Nunca pensé que alguien pudiera decir tantas palabras hermosas con una boca tan capaz de destruir. Tú lo hiciste. Me hablaste de futuro, de lealtad, de un “estarás bien conmigo” que yo, ingenuo, me atreví a creer. Me hiciste sentir que tenía un lugar seguro en este mundo caótico… cuando en realidad solo estabas construyendo un escenario para verme caer.
Y lo lograses con una facilidad que todavía me sorprende.
Tus promesas eran humo desde el principio. Lo entendí tarde, cuando ya estaban marcadas en mí como cicatrices que no pedí. Yo confiaba; tú fingías. Y lo peor es que no necesitaste una gran excusa para lastimarme: te bastó la primera oportunidad para hundir la mano y girarla. Casi como si hubieras estado esperando el momento exacto para hacerlo.
Aún recuerdo cómo te escuchaba, cómo te miraba, creyendo en cada sí, en cada juramento, en cada gesto ensayado. Me hablabas como si yo fuera importante, pero lo único importante para ti era mantener esa máscara que te quedaba tan bien. Qué talento para aparentar… Qué talento para hacer daño sin temblarte ni un poco la voz.
Durante un tiempo pensé que lo que sentía contigo era inspiración. Que tu presencia me impulsaba a ser mejor, a corregir mis fallas, a vivir más recto. Qué ironía… Resulta que no eras tú: era mi esperanza disfrazada con tu nombre. Eras mi espejismo. Mi error favorito.
Hoy lo veo claro: tú nunca estuviste a mi altura, no porque yo sea más, sino porque tú jamás fuiste sincera. No se puede caer tan bajo cuando nunca se ha intentado ser genuina.

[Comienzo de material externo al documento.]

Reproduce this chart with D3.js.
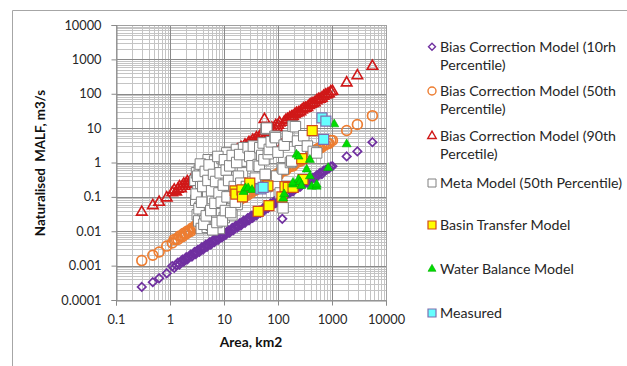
<!DOCTYPE html>
<html><head><meta charset="utf-8">
<script src="https://cdn.jsdelivr.net/npm/d3@7"></script>
<style>body{margin:0;background:#fff}svg{display:block;font-family:Lato,"Open Sans",sans-serif}</style>
</head><body><svg id="c" width="627" height="366"></svg>
<script>
// ---- data ----
const areas = [0.30,0.48,0.63,0.87,
  1.1,1.2,1.3,1.4,1.5,1.6,1.7,1.8,1.9,2.0,
  2.1,2.25,2.4,2.55,2.7,2.85,3.0,3.15,3.3,3.5,
  3.7,3.9,4.1,4.35,4.6,4.85,5.1,5.4,5.7,6.0,
  6.3,6.65,7.0,7.4,7.8,8.25,8.7,9.2,9.7,10.2,
  10.8,11.4,12.0,12.7,13.4,14.2,15.0,15.8,16.7,17.6,
  18.6,19.6,20.7,21.8,23,24.5,26,27.5,29,30.5,
  32,34,36,38,40,42.5,45,47.5,50,53,
  56,59,62,65.5,69,73,77,81,86,91,
  96,101,107,
  120,130,140,150,165,178,190,205,220,240,
  260,280,300,325,350,380,410,445,480,520,
  560,600,650,700,760,820,880,950,1020,
  1870,2950,5600];
const bias10 = [0.00024,0.00033,0.00043,0.00060,
  0.00097,0.00086,0.00104,0.00123,0.00108,0.00128,0.0015,0.0013,0.00152,0.00176,
  0.00151,0.0018,0.0021,0.00184,0.00216,0.0025,0.00216,0.00252,0.0029,0.0025,
  0.003,0.00343,0.00295,0.00348,0.00405,0.0035,0.0041,0.00475,0.0041,0.0048,
  0.00554,0.0048,0.0056,0.0065,0.0056,0.0066,0.0077,0.0066,0.0078,0.009,
  0.0078,0.0091,0.0106,0.0091,0.0107,0.0125,0.0108,0.0126,0.0147,0.0127,
  0.0149,0.0172,0.0149,0.0174,0.0202,0.0176,0.0208,0.0242,0.0209,0.0244,
  0.0282,0.0245,0.0288,0.0334,0.0288,0.034,0.0396,0.0342,0.04,0.0466,
  0.0403,0.0472,0.0546,0.0472,0.0552,0.0642,0.0554,0.0648,0.0757,0.0655,
  0.0768,0.0889,0.077,
  0.023,0.1,0.115,0.125,0.13,0.15,0.145,0.17,0.18,0.19,
  0.2,0.23,0.25,0.26,0.26,0.31,0.32,0.36,0.36,0.42,
  0.42,0.5,0.46,0.58,0.6,0.64,0.68,0.76,0.78,
  1.5,2.1,3.9];
const bias50 = [0.0014,0.0020,0.0025,0.0037,
  0.00455,0.0058,0.00585,0.0058,0.0073,0.0072,0.0070,0.00875,0.00855,0.0083,
  0.0102,0.0101,0.0099,0.0124,0.0122,0.0118,0.0146,0.0142,0.0137,0.017,
  0.0167,0.0161,0.0199,0.0196,0.019,0.0235,0.023,0.0224,0.0277,0.027,
  0.0261,0.0323,0.0315,0.0306,0.0379,0.0371,0.036,0.0447,0.0437,0.0422,
  0.0525,0.0513,0.0497,0.0617,0.0603,0.0588,0.0729,0.0711,0.0691,0.0855,
  0.0837,0.0811,0.1006,0.0981,0.0952,0.119,0.117,0.114,0.141,0.137,
  0.132,0.165,0.162,0.157,0.194,0.191,0.186,0.231,0.225,0.219,
  0.272,0.2655,0.257,0.319,0.31,0.302,0.374,0.364,0.356,0.443,
  0.432,0.418,0.52,
  0.56,0.6,0.6,0.7,0.78,0.78,0.8,0.95,1.0,1.05,
  1.1,1.3,1.4,1.45,1.5,1.75,1.9,1.95,2.0,2.4,
  2.6,2.6,2.8,3.2,3.3,3.6,3.6,4.4,4.4,
  8.5,12.7,23];
const bias90 = [0.036,0.056,0.070,0.094,
  0.132,0.158,0.14,0.168,0.198,0.173,0.204,0.238,0.205,0.24,
  0.277,0.243,0.288,0.337,0.292,0.342,0.396,0.34,0.396,0.462,
  0.4,0.468,0.541,0.47,0.552,0.64,0.551,0.648,0.752,0.648,
  0.756,0.878,0.756,0.888,1.03,0.891,1.044,1.214,1.048,1.224,
  1.426,1.231,1.44,1.676,1.447,1.704,1.98,1.706,2.004,2.323,
  2.009,2.352,2.732,2.354,2.76,3.234,2.808,3.3,3.828,3.294,
  3.84,4.488,3.888,4.56,5.28,4.59,5.4,6.27,5.4,6.36,
  18,6.37,7.44,8.65,7.45,8.76,10.16,8.75,10.32,12.0,
  10.37,12.12,14.1,
  3.3,15,17,18,20,21,22,25,27,28,
  30,34,37,38,40,46,50,52,55,63,
  68,70,75,85,92,96,100,115,118,
  208,336,630];
const metaArea = [2.9,3.0,3.1,3.2,3.3,3.4,3.5,3.6,3.7,3.8,3.9,4.0,4.1,4.2,4.3,4.4,4.5,4.6,4.8,4.9,
  5.0,5.1,5.2,5.4,5.5,5.6,5.8,6.0,6.1,6.3,6.5,6.7,6.9,7.1,7.3,7.5,7.8,8.0,8.2,8.4,
  8.7,9.0,9.2,9.5,9.8,10.1,10.4,10.8,11.2,11.6,12.0,12.5,13.0,13.5,14.0,14.5,15.0,16.0,16.5,17.0,
  17.5,18.0,19.0,20.0,21,22,23,
  3.05,3.25,3.45,3.65,3.85,4.05,4.25,4.5,4.7,5.05,5.3,5.7,5.9,6.2,6.4,6.8,7.0,7.4,7.7,8.1,
  8.5,8.9,9.3,9.7,10.2,10.6,11.0,11.4,12.2,12.8,13.3,14.2,15.5,16.2,17.2,18.5,19.5,20.5,
  26,28,30,33,35,38,43,45,46,50,53,55,58,60,62,62,66,69,75,88,
  88,90,94,100,110,120,124,125,130,150,170,180,190,210,230,260,300,350,450,520];
const metaValue = [0.3,0.08,0.5,0.03,0.15,0.02,0.6,0.05,0.25,0.012,0.1,0.4,0.04,0.7,0.18,0.02,0.07,0.35,0.9,0.013,
  0.12,1.2,0.03,0.5,0.22,0.06,0.015,0.8,0.09,0.3,0.035,1.1,0.15,0.02,0.55,0.06,0.25,1.0,0.012,0.11,
  0.4,0.04,1.3,0.18,0.7,0.025,0.08,0.35,1.9,0.14,0.05,0.6,0.22,1.0,0.03,0.09,0.45,1.4,0.16,2.4,
  0.06,0.75,0.3,0.12,1.1,0.5,2.7,
  0.12,0.4,0.045,0.9,0.07,0.2,0.016,0.55,0.028,0.3,0.85,0.04,0.15,0.011,0.45,0.065,0.28,0.018,1.5,0.13,
  0.5,0.07,0.02,0.22,1.2,0.04,0.6,0.1,0.3,0.8,0.035,1.6,0.2,0.07,1.0,0.4,1.7,0.25,
  0.2,2.7,1.5,0.8,3.0,0.35,0.87,0.78,2.7,1.6,3.7,1.2,0.45,9.5,0.2,10,1.8,2.4,4.0,5.8,
  0.23,5.3,0.4,2.0,0.13,0.7,0.048,0.65,3.2,5.8,1.0,1.1,11.4,11,4.2,2.2,6.0,3.0,2.1,1.9];
const basinArea = [16,16.6,21.5,22,30,43,65,68,118,135,155,190,275,290,430];
const basinValue = [0.15,0.12,0.16,0.10,0.25,0.038,0.21,0.056,0.10,0.2,0.19,0.19,1.3,0.32,8.5];
const waterArea = [23,25,28,33,125,130,190,190,220,240,240,255,270,340,390,390,420,520,520,850,1100,1870];
const waterValue = [0.14,0.18,0.18,0.16,0.09,0.12,0.23,0.26,1.7,1.5,0.32,0.27,0.21,0.63,1.2,0.4,0.2,0.2,0.23,0.7,13,3.4];
const measArea = [48,53,650,770,700];
const measValue = [0.17,0.19,20,16,4.7];

const xTicks = [0.1,1,10,100,1000,10000];
const xTickLabels = ["0.1","1","10","100","1000","10000"];
const yTicks = [0.0001,0.001,0.01,0.1,1,10,100,1000,10000];
const yTickLabels = ["0.0001","0.001","0.01","0.1","1","10","100","1000","10000"];
const legendLabels = [["Bias Correction Model (10rh","Percentile)"],["Bias Correction Model (50th","Percentile)"],
  ["Bias Correction Model (90th","Percetile)"],["Meta Model (50th Percentile)"],["Basin Transfer Model"],
  ["Water Balance Model"],["Measured"]];
const xTitle = "Area, km2";
const yTitle = "Naturalised  MALF, m3/s";

// ---- drawing ----
const svg = d3.select("#c");
const L=116,R=386,T=25,B=300;
const x = d3.scaleLog().domain([0.1,10000]).range([L,R]);
const y = d3.scaleLog().domain([0.0001,10000]).range([B,T]);

svg.append("path").attr("d","M12.5,366V10.5H627").attr("fill","none").attr("stroke","#a6a6a6");

const isMajor = v => Math.abs(Math.log10(v)-Math.round(Math.log10(v)))<1e-6;
const g = svg.append("g");
const xMinor = x.ticks().filter(v=>!isMajor(v));
const yMinor = y.ticks().filter(v=>!isMajor(v));
g.selectAll(".xm").data(xMinor).join("line").attr("x1",d=>Math.round(x(d))+0.5).attr("x2",d=>Math.round(x(d))+0.5)
  .attr("y1",T).attr("y2",B).attr("stroke","#c4c4c4");
g.selectAll(".ym").data(yMinor).join("line").attr("y1",d=>Math.round(y(d))+0.5).attr("y2",d=>Math.round(y(d))+0.5)
  .attr("x1",L).attr("x2",R).attr("stroke","#c4c4c4");
g.selectAll(".xM").data(xTicks).join("line").attr("x1",d=>Math.round(x(d))+0.5).attr("x2",d=>Math.round(x(d))+0.5)
  .attr("y1",T).attr("y2",B).attr("stroke","#8a8a8a");
g.selectAll(".yM").data(yTicks).join("line").attr("y1",d=>Math.round(y(d))+0.5).attr("y2",d=>Math.round(y(d))+0.5)
  .attr("x1",L).attr("x2",R).attr("stroke","#8a8a8a");
svg.append("rect").attr("x",L+0.5).attr("y",T+0.5).attr("width",R-L).attr("height",B-T).attr("fill","none").attr("stroke","#a0a0a0");

const ax = svg.append("g").attr("transform",`translate(0,${B+0.5})`)
  .call(d3.axisBottom(x).tickValues(xTicks).tickFormat((d,i)=>xTickLabels[i]).tickSize(5).tickPadding(9));
const ay = svg.append("g").attr("transform",`translate(${L+0.5},0)`)
  .call(d3.axisLeft(y).tickValues(yTicks).tickFormat((d,i)=>yTickLabels[i]).tickSize(5).tickPadding(10));
[ax,ay].forEach(a=>{a.select(".domain").attr("stroke","#8a8a8a");a.selectAll(".tick line").attr("stroke","#8a8a8a");
  a.selectAll("text").attr("font-size","12.8px").attr("fill","#262626").attr("font-family","Lato");});

const diamond = h=>`M0,${-h}L${h},0L0,${h}L${-h},0Z`;
const tri = w=>`M0,${-0.58*w}L${w/2},${0.29*w}L${-w/2},${0.29*w}Z`;
const sq = s=>`M${-s/2},${-s/2}h${s}v${s}h${-s}Z`;
const circ = r=>`M${r},0A${r},${r} 0 1,1 ${-r},0A${r},${r} 0 1,1 ${r},0Z`;

const series = [
  {xs:areas, ys:bias10, path:diamond(4.2), fill:"none", stroke:"#7030A0", sw:1.7, lp:diamond(3.5)},
  {xs:areas, ys:bias50, path:circ(4.9), fill:"none", stroke:"#ED7D31", sw:1.7, lp:circ(4)},
  {xs:areas, ys:bias90, path:tri(10.5), fill:"none", stroke:"#D01818", sw:1.6, lp:tri(8.5)},
  {xs:metaArea, ys:metaValue, path:sq(10.5), fill:"#ffffff", stroke:"#808080", sw:1, lp:sq(8)},
  {xs:basinArea, ys:basinValue, path:sq(10), fill:"#ffff00", stroke:"#d04a18", sw:1.2, lp:sq(8)},
  {xs:waterArea, ys:waterValue, path:tri(9), fill:"#00dd00", stroke:"#00b000", sw:0.6, lp:tri(8)},
  {xs:measArea, ys:measValue, path:sq(10), fill:"#66ffff", stroke:"#7f6fb0", sw:1.2, lp:sq(8)}
];
const plot = svg.append("g");
series.forEach(s=>{
  plot.append("g").selectAll("path").data(s.xs.map((a,i)=>[a,s.ys[i]])).join("path")
    .attr("transform",d=>`translate(${x(d[0])},${y(d[1])})`).attr("d",s.path)
    .attr("fill",s.fill).attr("stroke",s.stroke).attr("stroke-width",s.sw);
});

svg.append("text").attr("x",251).attr("y",347).attr("text-anchor","middle").attr("font-weight","bold")
  .attr("font-size","13.8px").attr("fill","#111").text(xTitle);
svg.append("text").attr("transform","translate(45,163) rotate(-90)").attr("text-anchor","middle").attr("font-weight","bold")
  .attr("font-size","13.3px").attr("fill","#111").style("white-space","pre").text(yTitle);

const legY = [[46.7,65],[91,109],[136,154],[183],[225],[269],[313]];
const lg = svg.append("g");
legendLabels.forEach((lines,i)=>{
  const s = series[i];
  lg.append("path").attr("transform",`translate(432,${legY[i][0]})`).attr("d",s.lp)
    .attr("fill",s.fill).attr("stroke",s.stroke).attr("stroke-width",Math.min(s.sw,1.4));
  lines.forEach((t,j)=>{
    lg.append("text").attr("x",440).attr("y",legY[i][j]+5).attr("font-size","14.2px").attr("fill","#262626").text(t);
  });
});
</script></body></html>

Hay algo dentro de mí que quisiera dejarte marcado. No para dañarte, sino para que no olvides lo fácil que te fue soltarme cuando yo más esperaba que me sostuvieras. Me gustaría que en tus momentos de silencio, cuando no quede nadie a quien engañar, escuches el eco de todo lo que destruiste. O al menos la sombra de lo que pudo ser y no quisiste que fuera.
Aprendí que no nací para mendigar afecto ni para sostener promesas ajenas. Aprendí que contigo luché solo, mientras tú te dedicabas a empujar. Y al final, me alejé… no porque quisiera paz, sino porque comprendí que seguir ahí era permitir que me siguieras rompiendo.
Todo lo que dije alguna vez desde el corazón… lo retiro.
Pero aquello que me enseñaste—esa cruel lección sobre confiar en quien no sabe valorar nada—me la quedo. Me pertenece. Me forjó.
Y aunque ya no siento lo que sentí, no te disculpo.
No porque te odie, sino porque tu arrepentimiento nunca valdrá lo que yo perdí creyendo en ti.